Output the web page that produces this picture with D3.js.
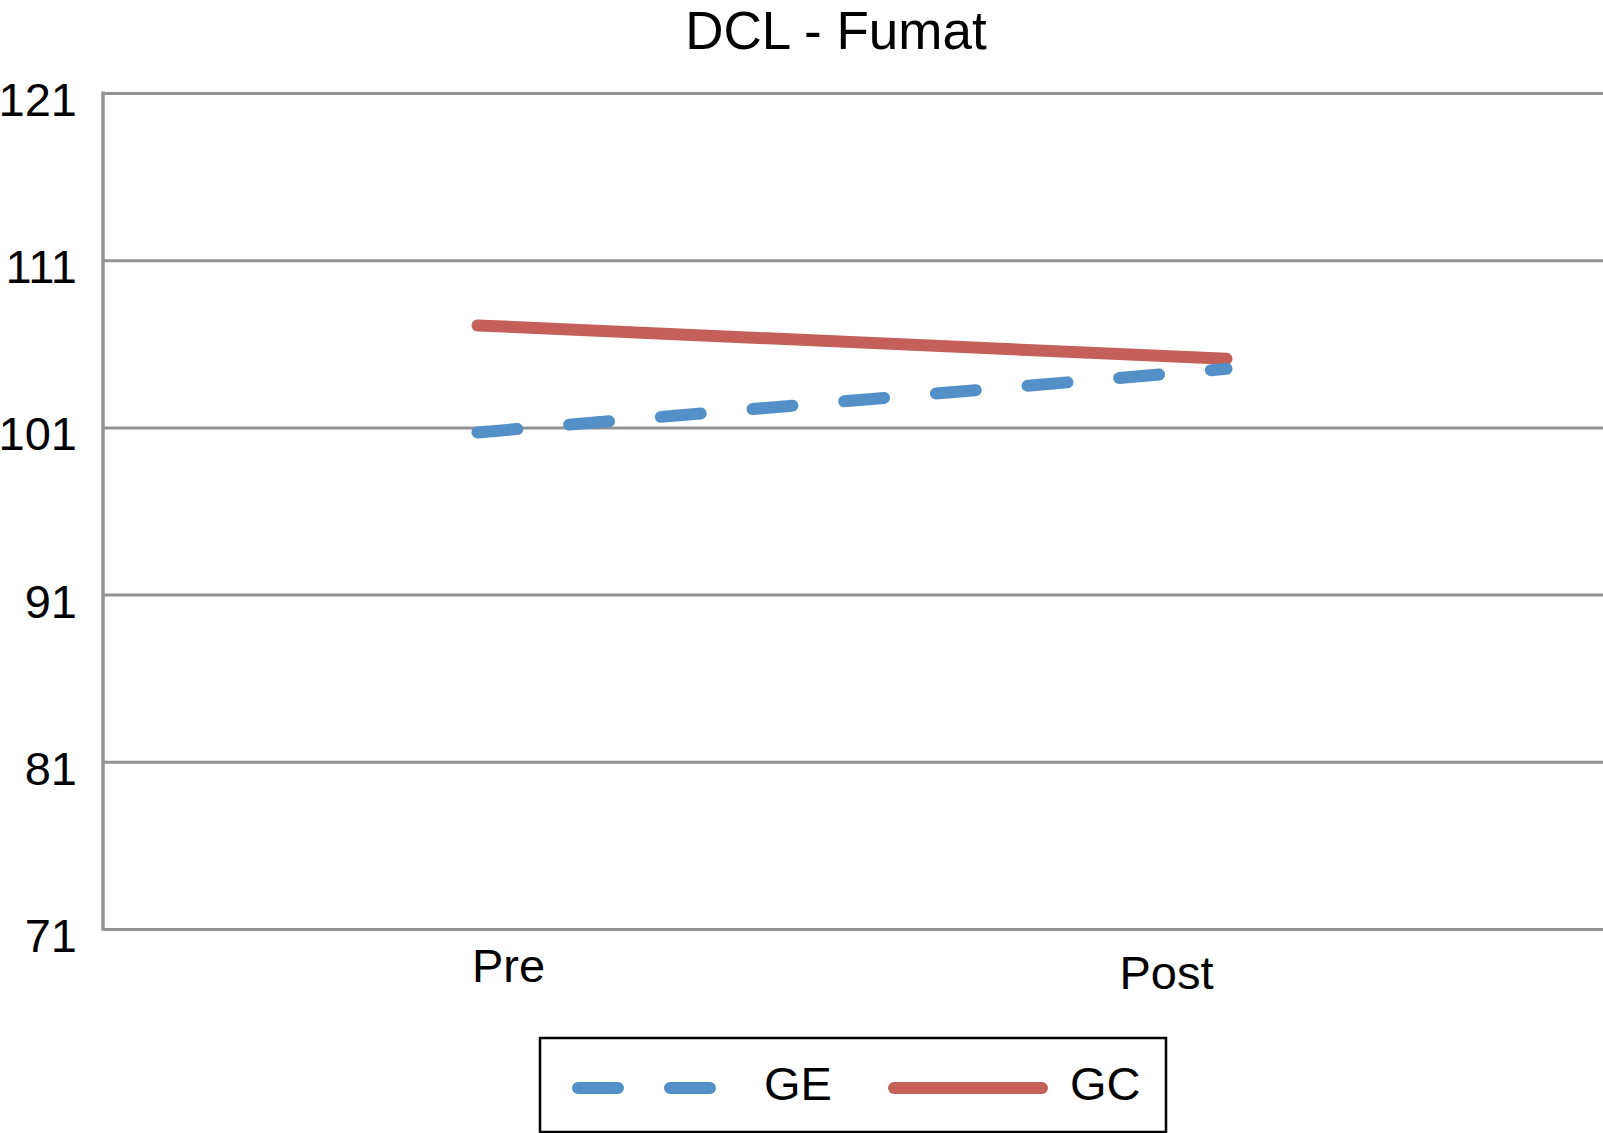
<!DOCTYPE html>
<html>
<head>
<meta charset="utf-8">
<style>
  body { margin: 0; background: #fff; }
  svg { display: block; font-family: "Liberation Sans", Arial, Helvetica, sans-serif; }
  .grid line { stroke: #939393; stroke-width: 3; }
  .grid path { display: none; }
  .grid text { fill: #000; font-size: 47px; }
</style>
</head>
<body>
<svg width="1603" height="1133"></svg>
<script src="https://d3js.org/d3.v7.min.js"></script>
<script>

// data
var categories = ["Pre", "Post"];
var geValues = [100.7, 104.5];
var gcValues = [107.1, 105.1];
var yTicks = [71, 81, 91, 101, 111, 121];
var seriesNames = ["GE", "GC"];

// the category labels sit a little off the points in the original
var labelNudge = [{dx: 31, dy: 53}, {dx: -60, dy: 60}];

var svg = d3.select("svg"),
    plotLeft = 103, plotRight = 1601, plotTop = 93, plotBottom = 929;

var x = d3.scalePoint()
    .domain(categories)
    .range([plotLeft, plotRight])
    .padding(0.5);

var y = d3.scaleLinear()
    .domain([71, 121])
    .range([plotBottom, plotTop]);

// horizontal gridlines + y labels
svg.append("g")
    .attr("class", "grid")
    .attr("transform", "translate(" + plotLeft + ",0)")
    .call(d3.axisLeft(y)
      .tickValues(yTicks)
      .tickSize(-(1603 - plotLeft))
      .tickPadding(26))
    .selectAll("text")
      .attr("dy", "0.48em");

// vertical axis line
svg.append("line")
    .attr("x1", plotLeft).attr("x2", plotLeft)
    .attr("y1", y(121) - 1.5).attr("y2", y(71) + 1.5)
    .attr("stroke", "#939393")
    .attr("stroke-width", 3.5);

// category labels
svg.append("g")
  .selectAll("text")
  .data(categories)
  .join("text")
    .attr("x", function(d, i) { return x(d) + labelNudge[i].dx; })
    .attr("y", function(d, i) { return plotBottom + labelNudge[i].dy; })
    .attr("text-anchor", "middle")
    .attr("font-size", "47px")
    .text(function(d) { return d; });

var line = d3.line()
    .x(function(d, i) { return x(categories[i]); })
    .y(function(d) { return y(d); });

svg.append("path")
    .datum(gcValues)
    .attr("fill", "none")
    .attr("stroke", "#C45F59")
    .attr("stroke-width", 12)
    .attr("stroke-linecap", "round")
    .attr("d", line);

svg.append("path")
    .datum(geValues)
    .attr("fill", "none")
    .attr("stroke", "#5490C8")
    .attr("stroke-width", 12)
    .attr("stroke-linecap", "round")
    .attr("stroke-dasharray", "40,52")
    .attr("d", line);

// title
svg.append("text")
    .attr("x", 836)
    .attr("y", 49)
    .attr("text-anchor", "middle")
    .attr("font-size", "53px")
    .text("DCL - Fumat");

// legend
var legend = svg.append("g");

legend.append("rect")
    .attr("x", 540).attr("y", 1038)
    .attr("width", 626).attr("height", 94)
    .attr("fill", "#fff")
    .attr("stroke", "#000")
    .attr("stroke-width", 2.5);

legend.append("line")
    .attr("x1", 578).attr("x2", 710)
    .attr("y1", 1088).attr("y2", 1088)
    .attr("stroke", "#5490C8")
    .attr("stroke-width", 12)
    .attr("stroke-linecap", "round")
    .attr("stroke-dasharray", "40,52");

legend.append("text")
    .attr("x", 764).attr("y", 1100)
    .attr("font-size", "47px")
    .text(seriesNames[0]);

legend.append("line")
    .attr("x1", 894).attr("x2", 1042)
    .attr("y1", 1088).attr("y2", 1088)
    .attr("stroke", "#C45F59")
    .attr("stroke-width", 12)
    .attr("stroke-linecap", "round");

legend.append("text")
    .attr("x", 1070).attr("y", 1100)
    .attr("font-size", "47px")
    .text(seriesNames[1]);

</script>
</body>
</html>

### [Exercise details]
Return, from the data, each line that has the word "picture" in it.

### [Result for this exercise]
Output the web page that produces this picture with D3.js.

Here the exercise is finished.